Should the School System Be Re-Evaluated?

Should the School System Be Re-Evaluated?

Lianna Padilla (10th), Reporter

400 years, that’s about how long the school system has been around. With so much time, you would think the system has been perfected but it still lacks so much. It lacks to teach the necessities you need to know in life, limits kids creativity, and does not prepare for the future that is coming. Yes, the curriculums have changed through the years but they still stay roughly the same. 

Despite the few/limited courses that some schools offer, the school fails to teach about the financial aspect of life. For example taxes, loans, IRAs, credit, retirement accounts, and life insurance are crucial subjects everyone needs to know about and be educated on in order to have a better chance at living a successful life. But does the school teach us about these essential skills? No, it does not. Many young adults are thrown into life without knowing about any of these skills.  They are having to learn the hard way how to deal with them. Yes, sometimes parents are capable of teaching these subjects but not everyone has parents who know enough about them or don’t care enough to teach their kids. Not teaching about this in school is setting up a lot of kids for failure in the future. They teach us so many unnecessary topics that a lot of us won’t need in the future like how to solve for x or the Periodic table but they fail to teach us what we will all need. If a young adult doesn’t know these things, they can get themselves into debt they can’t pay off, not get approved for big purchases because of bad credit, or even legal troubles if they don’t pay their taxes. It’s a snowball effect of troubles not knowing these skills.  If the school has time to teach us information half of us will most likely not use, they should teach us the information we do need. 

The one thing schools have taught us throughout our lives is that the best way to be successful is to stay in school, get good grades, go to college, and get a good job.
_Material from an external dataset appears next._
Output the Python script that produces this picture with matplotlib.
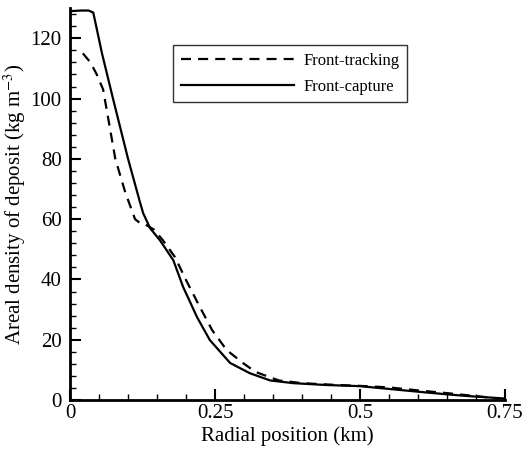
import matplotlib
matplotlib.use("Agg")
import matplotlib.pyplot as plt
from matplotlib.ticker import MultipleLocator

plt.rcParams['font.family'] = ['Liberation Serif', 'DejaVu Serif']
plt.rcParams['mathtext.fontset'] = 'stix'

# front-tracking (dashed)
track_x = [0.022, 0.035, 0.046, 0.057, 0.078, 0.095, 0.112, 0.122, 0.129, 0.145, 0.16,
           0.181, 0.2, 0.224, 0.245, 0.27, 0.298, 0.32, 0.36, 0.4, 0.45, 0.5, 0.55,
           0.6, 0.65, 0.7, 0.74]
track_y = [115, 112, 108, 103, 80, 69, 60, 58.5, 58.3, 56.5, 53,
           47.4, 39.8, 30.8, 23.2, 16.6, 12.3, 9.3, 6.5, 5.6, 5.1, 4.7, 4.2,
           3.2, 2.3, 1.3, 0.5]

# front-capture (solid)
cap_x = [0.0, 0.02, 0.032, 0.04, 0.055, 0.074, 0.1, 0.12, 0.126, 0.138, 0.155,
         0.178, 0.195, 0.219, 0.241, 0.276, 0.31, 0.345, 0.385, 0.44, 0.5, 0.56,
         0.615, 0.68, 0.75]
cap_y = [129, 129.2, 129.2, 128.5, 115, 100, 80, 66, 62, 57, 53,
         46.4, 37.5, 27.5, 19.9, 12.3, 8.9, 6.5, 5.6, 5.0, 4.6, 3.5,
         2.5, 1.4, 0.5]

fig = plt.figure(figsize=(5.27, 4.51), dpi=100)
ax = fig.add_axes([0.133, 0.113, 0.825, 0.869])

ax.plot(track_x, track_y, color='black', lw=1.6, ls=(0, (4.5, 3.2)), label='Front-tracking')
ax.plot(cap_x, cap_y, color='black', lw=1.6, label='Front-capture')

ax.set_xlim(0, 0.75)
ax.set_ylim(0, 130)
ax.set_xticks([0, 0.25, 0.5, 0.75])
ax.set_xticklabels(['0', '0.25', '0.5', '0.75'])
ax.set_yticks([0, 20, 40, 60, 80, 100, 120])
ax.xaxis.set_minor_locator(MultipleLocator(0.05))
ax.yaxis.set_minor_locator(MultipleLocator(4))

for s in ['top', 'right']:
    ax.spines[s].set_visible(False)
for s in ['left', 'bottom']:
    ax.spines[s].set_linewidth(2)

ax.tick_params(which='major', direction='in', length=8, width=1.5, labelsize=15)
ax.tick_params(axis='y', which='major', pad=6)
ax.tick_params(axis='x', which='major', pad=3)
ax.tick_params(which='minor', direction='in', length=4, width=1)

ax.set_xlabel('Radial position (km)', fontsize=15, labelpad=2)
ax.set_ylabel('Areal density of deposit (kg m$^{-3}$)', fontsize=15, labelpad=2)

leg = ax.legend(loc='upper left', bbox_to_anchor=(0.237, 0.905), fontsize=12,
                handlelength=6.8, frameon=True, fancybox=False, borderpad=0.45,
                labelspacing=0.6, handletextpad=0.55, borderaxespad=0)
leg.get_frame().set_edgecolor('black')
leg.get_frame().set_linewidth(1)

fig.savefig('out.png', dpi=100)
It’s been programmed in our heads for so long that that is the “best” way, but it’s not. So many of today’s most successful people haven’t gone to college or dropped out of school, because they wanted to take a more creative road to success. While there are some important careers such as doctors, lawyers, and teachers that require certain skills taught in school, there are so many other ways to be successful than to just work a 9AM-5PM job. Many kids growing up have an artistic idea of what they want to do in the future, but as time goes on their ideas often get shut down because their creative way isn’t the “safe” way. Doing something different and creative is risky and isn’t guaranteed to work out, which is why a lot of parents or schools push kids to stay in school and just get a job. By doing this, they are only limiting kids from doing something that makes them happy. A big concern is that the different or creative approach is not going to provide a stable enough life for them, such as income. Many famous artists, singers, and actresses dropped out of school but were able to reach their potential. But income isn’t everything to everyone. For some people, doing what they love is more important than the money they make, the house they live in, or the car they drive. Schools should encourage kids to make more creative choices or provide more resources for kids to use their creativity. 

With all this being said, the school system should be re-evaluated. It doesn’t have to be the same that it’s been for over 400 years, it can change. If they took more into consideration what would benefit us more in the future and did not try to control us so much, everyone would be a lot happier.